Supramolecular Self-assembly Behaviors of Asymmetric Diblock Copolymer Blends with Hydrogen Bonding Interactions between Shorter Blocks Modelled by Yukawa Potentials

Abstract

We employed the extended self-consistent field theory to investigate the supramolecular self-assembly behaviors of asymmetric diblock copolymer blends (AB/B’C) with hydrogen bonding interactions between shorter B and B’ blocks. The hydrogen bonding interactions are described by Yukawa potentials, where the hydrogen bonding donors and acceptors were modelled as two blocks smeared with opposite screened charges.
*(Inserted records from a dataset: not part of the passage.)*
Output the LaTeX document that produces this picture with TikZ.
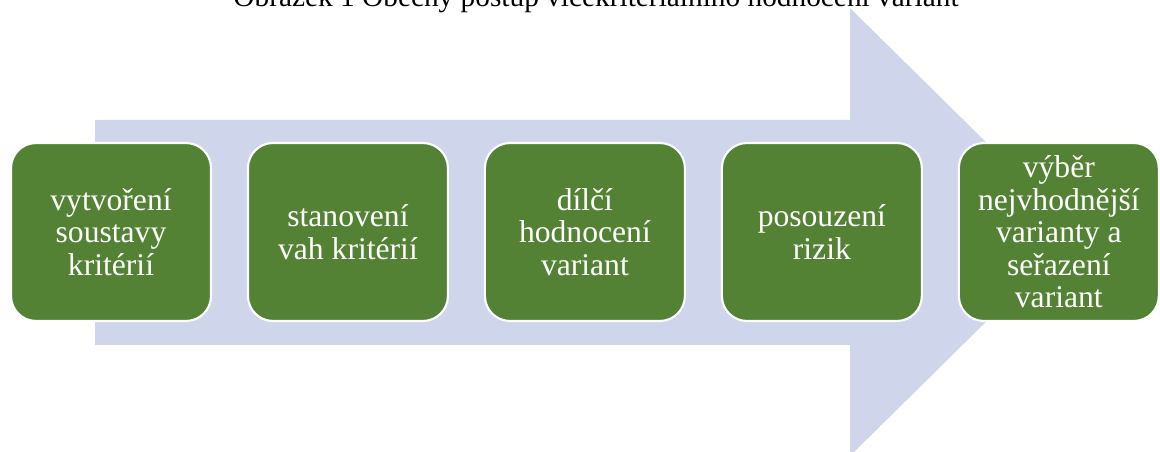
\documentclass[tikz,border=0pt]{standalone}
\usepackage{fontspec}
\setmainfont{Liberation Serif}
\usepackage{tikz}
\usetikzlibrary{positioning}
\definecolor{stepgreen}{RGB}{84,130,53}
\definecolor{arrowblue}{RGB}{207,213,234}

\begin{document}
\begin{tikzpicture}[
    x=0.02cm, y=-0.02cm,
    node distance=0.74cm,
    stepbox/.style={rectangle, draw=white, line width=1.2pt, fill=stepgreen, rounded corners=0.5cm, minimum width=4cm, minimum height=3.56cm, align=center, text=white, inner sep=0pt, outer sep=0pt, font=\fontsize{18}{18.5}\selectfont},
    caption/.style={anchor=base, inner sep=0pt, font=\fontsize{16.7}{20}\selectfont}
]
    \useasboundingbox (0,0) rectangle (1160,452);
    \clip (0,0) rectangle (1160,452);

    % big background arrow
    \fill[arrowblue] (95,120) -- (850,120) -- (850,8) -- (1077,232) -- (850,456) -- (850,345) -- (95,345) -- cycle;

    \node[caption] (cap) at (596,7) {Obrázek 1 Obecný postup vícekriteriálního hodnocení variant};

    \node[stepbox] (s1) at (111,232) {vytvoření\\soustavy\\kritérií};
    \node[stepbox, right=of s1] (s2) {stanovení\\vah kritérií};
    \node[stepbox, right=of s2] (s3) {dílčí\\hodnocení\\variant};
    \node[stepbox, right=of s3] (s4) {posouzení\\rizik};
    \node[stepbox, right=of s4] (s5) {výběr\\nejvhodnější\\varianty a\\seřazení\\variant};
\end{tikzpicture}
\end{document}
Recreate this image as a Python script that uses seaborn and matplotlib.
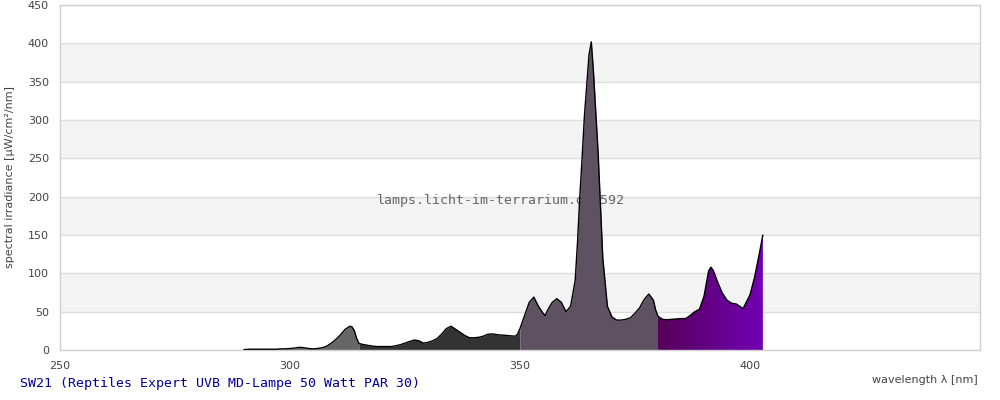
import numpy as np
import matplotlib
matplotlib.use("Agg")
import matplotlib.pyplot as plt
import seaborn as sns
from matplotlib.colors import LinearSegmentedColormap
from matplotlib.patches import Polygon

# spectrum (wavelength nm, irradiance uW/cm2/nm)
wavelength = [290, 291, 292, 293, 294, 295, 296, 297, 298, 299, 300, 301, 302, 303, 304, 305,
              306, 307, 308, 309, 310, 311, 312, 313, 313.5, 314, 314.5, 315, 316, 317, 318,
              319, 320, 321, 322, 323, 324, 325, 326, 327, 328, 329, 330, 331, 332, 333, 334,
              335, 336, 337, 338, 339, 340, 341, 342, 343, 344, 345, 346, 347, 348, 349,
              349.5, 350, 351, 352, 353, 354, 355, 355.5, 356, 357, 358, 359, 360, 361, 362,
              362.5, 363, 363.5, 364, 365, 365.5, 366, 367, 368, 369, 370, 371, 372, 373,
              374, 375, 376, 377, 378, 379, 379.5, 380, 381, 382, 383, 384, 385, 386, 387,
              388, 389, 390, 391, 391.5, 392, 393, 394, 395, 396, 397, 398, 398.5, 399, 400,
              401, 402, 402.8]
irradiance = [0.5, 1, 1, 1, 1, 1, 1, 1, 1.5, 1.5, 2, 2.5, 3.5, 3, 2, 1.5,
              2, 3, 5, 9, 14, 20, 27, 31, 30, 25, 15, 8.5, 7, 6, 5,
              4.5, 4.5, 4.5, 4.5, 5.5, 7, 9, 11, 13, 12, 9, 10, 12, 15, 21, 28,
              31, 27, 23, 19, 16, 16, 16.5, 18, 20.5, 21, 20, 19.5, 19, 18.5, 18,
              21, 28, 45, 62, 69, 57, 48, 45, 52, 62, 67, 62, 50, 57, 91,
              140, 200, 250, 305, 385, 402, 360, 255, 120, 57, 43, 39, 39, 40,
              42, 48, 55, 66, 73, 65, 52, 44, 40, 39.5, 40, 40.5, 41, 41, 45,
              50, 53, 70, 103, 108, 104, 88, 74, 65, 61, 60, 56, 54, 60, 72,
              95, 125, 150]

bands = [(280, 315, "#666666"), (315, 350, "#333333"), (350, 380, "#5e5262")]
visible_start = 380
grad_colors = ["#560058", "#7200b4"]

title = "SW21 (Reptiles Expert UVB MD-Lampe 50 Watt PAR 30)"
watermark = "lamps.licht-im-terrarium.de/592"

wl = np.array(wavelength)
ir = np.array(irradiance)

sns.set_style("white")
fig = plt.figure(figsize=(10, 4), dpi=100)
ax = fig.add_axes([0.06, 0.125, 0.92, 0.8625])

# striped background + grid
for lo in range(50, 450, 100):
    ax.axhspan(lo, lo + 50, color="#f3f3f3", zorder=0, lw=0)
for y in range(50, 451, 50):
    ax.axhline(y, color="#dddddd", lw=1, zorder=0.5)

ax.text(345.9, 195.6, watermark, family="DejaVu Sans Mono", fontsize=9.5,
        color="#666666", ha="center", va="center", zorder=1)

# coloured areas under the curve
for lo, hi, c in bands:
    m = (wl >= lo) & (wl <= hi)
    ax.fill_between(wl[m], 0, ir[m], color=c, lw=0, zorder=2)

m = wl >= visible_start
xs, ys = wl[m], ir[m]
verts = [(xs[0], 0)] + list(zip(xs, ys)) + [(xs[-1], 0)]
clip = Polygon(verts, closed=True, facecolor="none", edgecolor="none")
ax.add_patch(clip)
cmap = LinearSegmentedColormap.from_list("vis", grad_colors)
im = ax.imshow(np.linspace(0, 1, 256).reshape(1, -1), cmap=cmap, aspect="auto",
               extent=[xs[0], xs[-1], 0, ys.max()], zorder=2, interpolation="bilinear")
im.set_clip_path(clip)

sns.lineplot(x=wl, y=ir, color="black", lw=1, ax=ax, zorder=3)

ax.set_xlim(250, 450)
ax.set_ylim(0, 450)
ax.set_xticks([250, 300, 350, 400])
ax.set_yticks(range(0, 451, 50))
ax.tick_params(length=0, labelsize=8, labelcolor="#444444", pad=8)
for s in ax.spines.values():
    s.set_color("#d0d0d0")
    s.set_linewidth(1)

ax.set_xlabel("")
ax.set_ylabel("spectral irradiance [µW/cm²/nm]", fontsize=8, color="#444444", labelpad=9)
fig.text(0.978, 0.05, "wavelength λ [nm]", fontsize=8, color="#444444", ha="right", va="center")
fig.text(0.02, 0.04, title, family="DejaVu Sans Mono", fontsize=9.5, color="#000099",
         ha="left", va="center")

fig.savefig("out.png", dpi=100)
The hierarchical microstructures with parallelly packed lamellae-in-lamellae (Lam) and 4.8.8 Archimedean tilting pattern (4.8.8) were observed at lower and higher hydrogen bonding density (θ), respectively. The hierarchy of Lam and 4.8.8 were demonstrated by the one- and two-dimensional density profiles and the underlying order of the large-length-scale and small-length-scale microstructures were also clarified. It was found that the 4.8.8 is favorable to the stronger hydrogen bonding density or interactions. As θ increases, the microphase transition from Lam to 4.8.8 occurs at θ =0.34, which is mainly attributed to the optimization of the electrostatic energy and conformational entropy with sacrificing the interfacial energy. This work can provide a new strategy to understand the supramolecular self-assembly as well as the mechanism behind the formation of complex hierarchical microstructures.